### [SHORT PROBLEM]
Take every line from the first down to the line with "sec.spines['left'].set_visible(False)" and set it down exactly, without the pictures.

### [GIVEN INFORMATION]
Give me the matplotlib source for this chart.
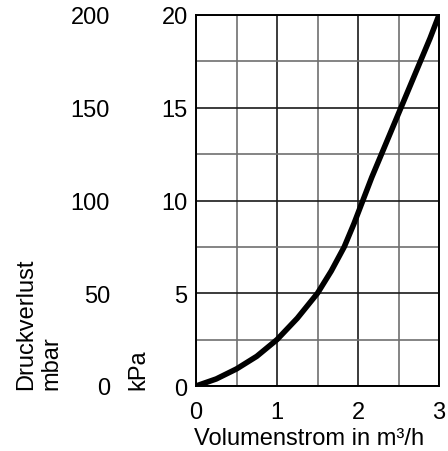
import matplotlib.pyplot as plt
from matplotlib.ticker import MultipleLocator

plt.rcParams['font.family'] = ['Liberation Sans', 'DejaVu Sans']

# Volumenstrom in m3/h vs Druckverlust in kPa
flow = [0, 0.25, 0.5, 0.75, 1.0, 1.25, 1.5, 1.67, 1.83, 1.95, 2.06, 2.17,
        2.29, 2.41, 2.53, 2.65, 2.77, 2.89, 3.0]
loss_kpa = [0, 0.38, 0.92, 1.6, 2.5, 3.65, 5.0, 6.2, 7.5, 8.75, 10.0, 11.25,
            12.5, 13.75, 15.0, 16.25, 17.5, 18.75, 20.0]

kpa_ticks = [0, 5, 10, 15, 20]
flow_ticks = [0, 1, 2, 3]

fs = 17

fig = plt.figure(figsize=(4.48, 4.52), dpi=100)
ax = fig.add_axes([196 / 448, 1 - 387 / 452, 243 / 448, 371 / 452])

ax.plot(flow, loss_kpa, color='black', lw=4, solid_capstyle='round', solid_joinstyle='round', zorder=3)

ax.set_xlim(0, 3)
ax.set_ylim(0, 20)
ax.set_xticks(flow_ticks)
ax.set_yticks(kpa_ticks)
ax.xaxis.set_minor_locator(MultipleLocator(0.5))
ax.yaxis.set_minor_locator(MultipleLocator(2.5))
ax.grid(which='major', color='#1a1a1a', lw=1.2)
ax.grid(which='minor', color='#707070', lw=1.2)
ax.tick_params(which='both', length=0, labelsize=fs)
ax.tick_params(axis='y', pad=6)
ax.tick_params(axis='x', pad=11)
for s in ax.spines.values():
    s.set_linewidth(1.4)

# mbar scale on the far left
sec = ax.secondary_yaxis('left', functions=(lambda v: v * 10, lambda v: v / 10))
sec.set_yticks([t * 10 for t in kpa_ticks])
sec.tick_params(length=0, labelsize=fs, pad=62)
sec.spines['left'].set_visible(False)

fig.text(309 / 448, 1 - 445 / 452, 'Volumenstrom in m³/h', fontsize=fs, ha='center', va='baseline')
fig.text(15 / 448, 1 - 390 / 452, 'Druckverlust\nmbar', rotation=90, fontsize=fs,
         ha='left', va='bottom', multialignment='left')
fig.text(127 / 448, 1 - 390 / 452, 'kPa', rotation=90, fontsize=fs, ha='left', va='bottom')

fig.savefig('out.png', dpi=100)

### [EXPECTED OUTPUT]
Give me the matplotlib source for this chart.
import matplotlib.pyplot as plt
from matplotlib.ticker import MultipleLocator

plt.rcParams['font.family'] = ['Liberation Sans', 'DejaVu Sans']

# Volumenstrom in m3/h vs Druckverlust in kPa
flow = [0, 0.25, 0.5, 0.75, 1.0, 1.25, 1.5, 1.67, 1.83, 1.95, 2.06, 2.17,
        2.29, 2.41, 2.53, 2.65, 2.77, 2.89, 3.0]
loss_kpa = [0, 0.38, 0.92, 1.6, 2.5, 3.65, 5.0, 6.2, 7.5, 8.75, 10.0, 11.25,
            12.5, 13.75, 15.0, 16.25, 17.5, 18.75, 20.0]

kpa_ticks = [0, 5, 10, 15, 20]
flow_ticks = [0, 1, 2, 3]

fs = 17

fig = plt.figure(figsize=(4.48, 4.52), dpi=100)
ax = fig.add_axes([196 / 448, 1 - 387 / 452, 243 / 448, 371 / 452])

ax.plot(flow, loss_kpa, color='black', lw=4, solid_capstyle='round', solid_joinstyle='round', zorder=3)

ax.set_xlim(0, 3)
ax.set_ylim(0, 20)
ax.set_xticks(flow_ticks)
ax.set_yticks(kpa_ticks)
ax.xaxis.set_minor_locator(MultipleLocator(0.5))
ax.yaxis.set_minor_locator(MultipleLocator(2.5))
ax.grid(which='major', color='#1a1a1a', lw=1.2)
ax.grid(which='minor', color='#707070', lw=1.2)
ax.tick_params(which='both', length=0, labelsize=fs)
ax.tick_params(axis='y', pad=6)
ax.tick_params(axis='x', pad=11)
for s in ax.spines.values():
    s.set_linewidth(1.4)

# mbar scale on the far left
sec = ax.secondary_yaxis('left', functions=(lambda v: v * 10, lambda v: v / 10))
sec.set_yticks([t * 10 for t in kpa_ticks])
sec.tick_params(length=0, labelsize=fs, pad=62)
sec.spines['left'].set_visible(False)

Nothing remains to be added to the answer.